SOURCE MATERIAL:
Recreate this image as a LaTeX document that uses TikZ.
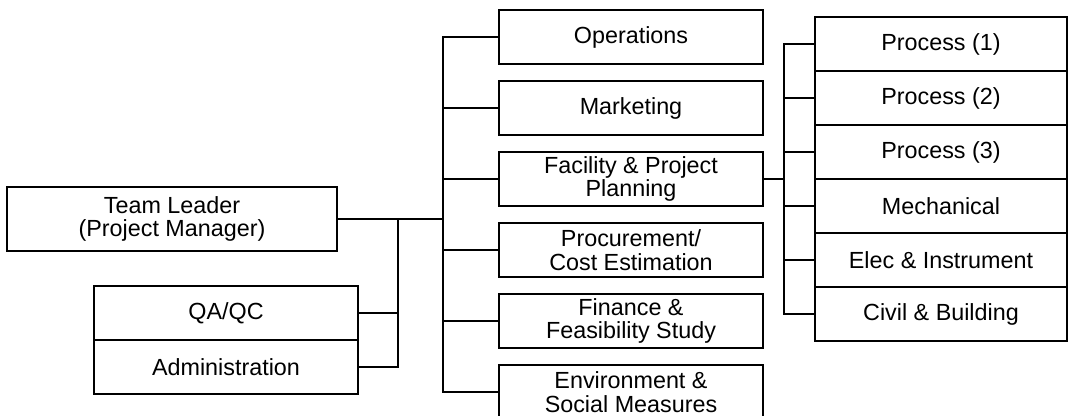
\documentclass[tikz,border=0pt]{standalone}
\usepackage{fontspec}
\setmainfont{Liberation Sans}
\usetikzlibrary{positioning, calc}

\begin{document}
\begin{tikzpicture}[
    unit/.style={draw, rectangle, line width=1.3pt, outer sep=0pt, inner sep=0pt, minimum width=6.6cm, minimum height=1.35cm, align=center, font=\fontsize{16.6}{16.8}\selectfont},
    sect/.style={unit, minimum width=6.3cm},
    link/.style={line width=1.3pt}
  ]
  \useasboundingbox (0,0) rectangle (26.7,10.4);

  % Team leader
  \node[unit, minimum width=8.25cm, minimum height=1.6cm] (lead) at (4.3,4.925) {Team Leader\\(Project Manager)};

  % Staff units
  \node[unit] (qa) at (5.65,2.575) {QA/QC};
  \node[unit, below=0pt of qa] (adm) {Administration};

  % Divisions
  \node[unit] (ops) at (15.775,9.475) {Operations};
  \node[unit, below=0.425cm of ops] (mkt) {Marketing};
  \node[unit, below=0.425cm of mkt] (fac) {Facility \& Project\\Planning};
  \node[unit, below=0.425cm of fac] (proc) {Procurement/\\Cost Estimation};
  \node[unit, below=0.425cm of proc] (fin) {Finance \&\\Feasibility Study};
  \node[unit, below=0.425cm of fin] (env) {Environment \&\\Social Measures};

  % Engineering sections
  \node[sect] (p1) at (23.525,9.3) {Process (1)};
  \node[sect, below=0pt of p1] (p2) {Process (2)};
  \node[sect, below=0pt of p2] (p3) {Process (3)};
  \node[sect, below=0pt of p3] (mech) {Mechanical};
  \node[sect, below=0pt of mech] (ei) {Elec \& Instrument};
  \node[sect, below=0pt of ei] (cb) {Civil \& Building};

  % Main trunk
  \coordinate (trunk) at (11.075,0);
  \draw[link] (lead.east) -- (lead.east -| trunk);
  \draw[link] (ops.west) -- (ops.west -| trunk) -- (env.west -| trunk) -- (env.west);
  \foreach \n in {mkt, fac, proc, fin}
    \draw[link] (\n.west -| trunk) -- (\n.west);

  % Staff bus
  \coordinate (sbus) at (9.95,0);
  \draw[link] (qa.east) -- (qa.east -| sbus);
  \draw[link] (lead.east -| sbus) -- (adm.east -| sbus) -- (adm.east);

  % Section bus
  \coordinate (ebus) at (19.6,0);
  \draw[link] (fac.east) -- (fac.east -| ebus);
  \draw[link] (p1.west) -- (p1.west -| ebus) -- (cb.west -| ebus) -- (cb.west);
  \foreach \n in {p2, p3, mech, ei}
    \draw[link] (\n.west -| ebus) -- (\n.west);
\end{tikzpicture}
\end{document}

EXERCISE DETAILS:
Return to the listing above and set it down exactly, leaving out its pictures.

WRITTEN REPLY:
Recreate this image as a LaTeX document that uses TikZ.
\documentclass[tikz,border=0pt]{standalone}
\usepackage{fontspec}
\setmainfont{Liberation Sans}
\usetikzlibrary{positioning, calc}

\begin{document}
\begin{tikzpicture}[
    unit/.style={draw, rectangle, line width=1.3pt, outer sep=0pt, inner sep=0pt, minimum width=6.6cm, minimum height=1.35cm, align=center, font=\fontsize{16.6}{16.8}\selectfont},
    sect/.style={unit, minimum width=6.3cm},
    link/.style={line width=1.3pt}
  ]
  \useasboundingbox (0,0) rectangle (26.7,10.4);

  % Team leader
  \node[unit, minimum width=8.25cm, minimum height=1.6cm] (lead) at (4.3,4.925) {Team Leader\\(Project Manager)};

  % Staff units
  \node[unit] (qa) at (5.65,2.575) {QA/QC};
  \node[unit, below=0pt of qa] (adm) {Administration};

  % Divisions
  \node[unit] (ops) at (15.775,9.475) {Operations};
  \node[unit, below=0.425cm of ops] (mkt) {Marketing};
  \node[unit, below=0.425cm of mkt] (fac) {Facility \& Project\\Planning};
  \node[unit, below=0.425cm of fac] (proc) {Procurement/\\Cost Estimation};
  \node[unit, below=0.425cm of proc] (fin) {Finance \&\\Feasibility Study};
  \node[unit, below=0.425cm of fin] (env) {Environment \&\\Social Measures};

  % Engineering sections
  \node[sect] (p1) at (23.525,9.3) {Process (1)};
  \node[sect, below=0pt of p1] (p2) {Process (2)};
  \node[sect, below=0pt of p2] (p3) {Process (3)};
  \node[sect, below=0pt of p3] (mech) {Mechanical};
  \node[sect, below=0pt of mech] (ei) {Elec \& Instrument};
  \node[sect, below=0pt of ei] (cb) {Civil \& Building};

  % Main trunk
  \coordinate (trunk) at (11.075,0);
  \draw[link] (lead.east) -- (lead.east -| trunk);
  \draw[link] (ops.west) -- (ops.west -| trunk) -- (env.west -| trunk) -- (env.west);
  \foreach \n in {mkt, fac, proc, fin}
    \draw[link] (\n.west -| trunk) -- (\n.west);

  % Staff bus
  \coordinate (sbus) at (9.95,0);
  \draw[link] (qa.east) -- (qa.east -| sbus);
  \draw[link] (lead.east -| sbus) -- (adm.east -| sbus) -- (adm.east);

  % Section bus
  \coordinate (ebus) at (19.6,0);
  \draw[link] (fac.east) -- (fac.east -| ebus);
  \draw[link] (p1.west) -- (p1.west -| ebus) -- (cb.west -| ebus) -- (cb.west);
  \foreach \n in {p2, p3, mech, ei}
    \draw[link] (\n.west -| ebus) -- (\n.west);
\end{tikzpicture}
\end{document}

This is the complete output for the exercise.